Yesterday Girl On The Net wrote about how, because she always takes out her lip ring before giving her partner a blowjob, she’s had the ambition of creating in him a conditioned sexual response to her removing her lip ring — and it seems to be working! So they had a discussion about their next sexual-conditioning trick, and it went predictably where you might think, with Mars and Venus having sharply diverse visions of how they ought to proceed:

I’d literally watched as his dick got hard in his jeans, purely as a result of me taking out my lip ring. According to him, that’s the closest we’ve ever come to achieving the lip-ring-Pavlov’s-blow-job response that we’d talked about so long ago.

Naturally, we high-fived, and were generally pretty pleased with ourselves. But of course once you’ve achieved one Pavlov’s blow job, you can’t help but wonder what the next trick should be. He reckons we should literally copy Pavlov and introduce a bell, but I suspect that’s less to do with sexual experimentation than it is to do with the fact that he wants to have suck jobs on demand at the ring of a bell.

Personally, I’d like him to condition me to get wet at the smell of roast potatoes. Not only will I get loads of hand-jobs, in order for the response to work he’ll have to cook me roast dinners a minimum of once each week.

I suppose it’s no surprise that this is not the very first time I’ve encountered the notion of conditioned sexual responses. Thinking back over the last 14 years of sex blogging and reading sex blogs, I seem to remember a fad on the BDSM blogs for awhile for domly doms to claim they had “trained” their subly subs to orgasm on demand in response to voice commands or visual cues, using various forms of conditioning. It’s a potentially-hot fantasy and I get why people liked to play with it, but it’s also a tough claim to verify in actual cases without some sort of biophysical monitoring.

The other context where I have encountered similar ideas is in the unsavory world of pickup artists (PUA). A long time ago when there were only one or two notorious PUAs out there already selling their skeevy “seduction” tips and audio-cassette seminars to trembling chumps, there was still a sort of non-commercial side of that world on Usenet in various groups, and they would sometimes discuss the use of neurolinguistic programming (NLP), which at the time had not yet been so comprehensively debunked as it currently has been. A few PUA optimists were claiming that what came to be called “patterning” could be used to establish conditioned sexual responses in conversational partners (who would thereby soon want to become sexual partners, or so went the hopeful theory.) Say the right words in the right way, repeat with variations, and you could (supposedly) condition your conversational partner to become sexually aroused in response to certain innocuous trigger phrases, all without them ever noticing what was going on. Bullshit you say? Well, rather! But latterly it sold a lot of audiotapes and CDROMs and DVDs, so it must have mapped fairly accurately into the fantasy spaces of many hopeful men.

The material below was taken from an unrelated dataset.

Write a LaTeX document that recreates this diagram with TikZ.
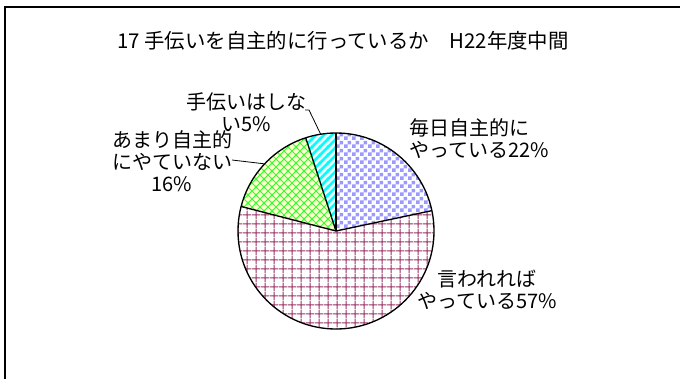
\documentclass[tikz,border=0pt]{standalone}
\usepackage{fontspec}
\setmainfont{Noto Sans CJK JP}
\usetikzlibrary{patterns,calc}
\pgfdeclarepatternformonly{mychecker}{\pgfqpoint{0pt}{0pt}}{\pgfqpoint{6pt}{6pt}}{\pgfqpoint{6pt}{6pt}}{%
  \pgfpathrectangle{\pgfqpoint{0pt}{0pt}}{\pgfqpoint{3pt}{3pt}}%
  \pgfpathrectangle{\pgfqpoint{3pt}{3pt}}{\pgfqpoint{3pt}{3pt}}%
  \pgfusepath{fill}}
\pgfdeclarepatternformonly{mygrid}{\pgfqpoint{0pt}{0pt}}{\pgfqpoint{6.5pt}{6.5pt}}{\pgfqpoint{6.5pt}{6.5pt}}{%
  \pgfsetlinewidth{0.7pt}%
  \pgfpathmoveto{\pgfqpoint{3.25pt}{0pt}}\pgfpathlineto{\pgfqpoint{3.25pt}{6.5pt}}%
  \pgfpathmoveto{\pgfqpoint{0pt}{3.25pt}}\pgfpathlineto{\pgfqpoint{6.5pt}{3.25pt}}%
  \pgfusepath{stroke}}
\pgfdeclarepatternformonly{mycross}{\pgfqpoint{-1pt}{-1pt}}{\pgfqpoint{7pt}{7pt}}{\pgfqpoint{6pt}{6pt}}{%
  \pgfsetlinewidth{0.6pt}%
  \pgfpathmoveto{\pgfqpoint{-1pt}{-1pt}}\pgfpathlineto{\pgfqpoint{7pt}{7pt}}%
  \pgfpathmoveto{\pgfqpoint{-1pt}{7pt}}\pgfpathlineto{\pgfqpoint{7pt}{-1pt}}%
  \pgfusepath{stroke}}
\pgfdeclarepatternformonly{mystripes}{\pgfqpoint{-1pt}{-1pt}}{\pgfqpoint{7pt}{7pt}}{\pgfqpoint{6pt}{6pt}}{%
  \pgfsetlinewidth{2.1pt}%
  \pgfpathmoveto{\pgfqpoint{-1pt}{-1pt}}\pgfpathlineto{\pgfqpoint{7pt}{7pt}}%
  \pgfusepath{stroke}}
\definecolor{chk}{HTML}{9999FF}
\definecolor{grd}{HTML}{993366}
\definecolor{crs}{HTML}{33FF33}
\definecolor{crsbg}{HTML}{FFFFCC}
\definecolor{stp}{HTML}{00FFFF}
\tikzset{
  lbl/.style={inner sep=0pt, font=\fontsize{15pt}{16.5pt}\selectfont},
  slice/.style={draw=black, line width=1pt, line join=round},
  leader/.style={draw=black, line width=0.6pt}
}
\begin{document}
\begin{tikzpicture}[x=0.75pt, y=-0.75pt]
\useasboundingbox (0,0) rectangle (680,379);
\fill[white] (0,0) rectangle (680,379);
\draw[line width=1pt] (5,379) -- (5,7) -- (680,7);
\coordinate (c) at (336,231);
% slices
\fill[crsbg] (c) -- ++(194.5:98) arc[start angle=194.5, end angle=252, radius=98] -- cycle;
\fill[pattern=mychecker, pattern color=chk] (c) -- ++(-90:98) arc[start angle=-90, end angle=-12, radius=98] -- cycle;
\fill[pattern=mygrid, pattern color=grd] (c) -- ++(-12:98) arc[start angle=-12, end angle=194.5, radius=98] -- cycle;
\fill[pattern=mycross, pattern color=crs] (c) -- ++(194.5:98) arc[start angle=194.5, end angle=252, radius=98] -- cycle;
\fill[pattern=mystripes, pattern color=stp] (c) -- ++(252:98) arc[start angle=252, end angle=270, radius=98] -- cycle;
\draw[slice] (c) -- ++(-90:98);
\draw[slice] (c) -- ++(-12:98);
\draw[slice] (c) -- ++(194.5:98);
\draw[slice] (c) -- ++(252:98);
\draw[slice] (c) circle[radius=98];
% title
\node[lbl, font=\fontsize{15.3pt}{17pt}\selectfont] (title) at (343,41) {17 手伝いを自主的に行っているか\hspace{1em}H22年度中間};
% labels
\node[lbl, anchor=west, align=left] (la) at (409,139) {毎日自主的に\\やっている22\%};
\node[lbl, align=center] (lb) at (487,290) {言われれば\\やっている57\%};
\node[lbl, align=center] (lc) at (172,161) {あまり自主的\\にやていない\\16\%};
\node[lbl, align=center] (ld) at (246,112) {手伝いはしな\\い5\%};
% leaders
\coordinate (eC) at ($(c)+(-136.75:98)$);
\coordinate (eD) at ($(c)+(-99:98)$);
\coordinate (sC) at (232,160);
\coordinate (sD) at (305,110);
\draw[leader] (sC) -- (eC);
\draw[leader] (sD) -- ++(4,0) -- (eD);
\end{tikzpicture}
\end{document}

I think the idea of conditioned sexual response is interesting precisely because of the way it interacts with notions of consent. In different scenarios, the conditioned person could potentially consent to the acts of conditioning without being aware that conditioning was a goal or a potential outcome, or alternatively they might be a full, knowing, and enthusiastic partner in the conditioning enterprise. But even in that latter case, how does conditioning work with consent? If I enthusiastically consent to be conditioned to get hard every time my partner eats a strawberry, should she ask me before she eats one? There’s potential to wind up in a situation where acts that do not normally require consent may have consequences that normally do require consent to achieve. It’s complicated, it’s interesting, and it offers a lot of fantasy fodder, even if the practical difficulties mean that conditioned sexual responses aren’t of enormous consequence in most people’s sex lives.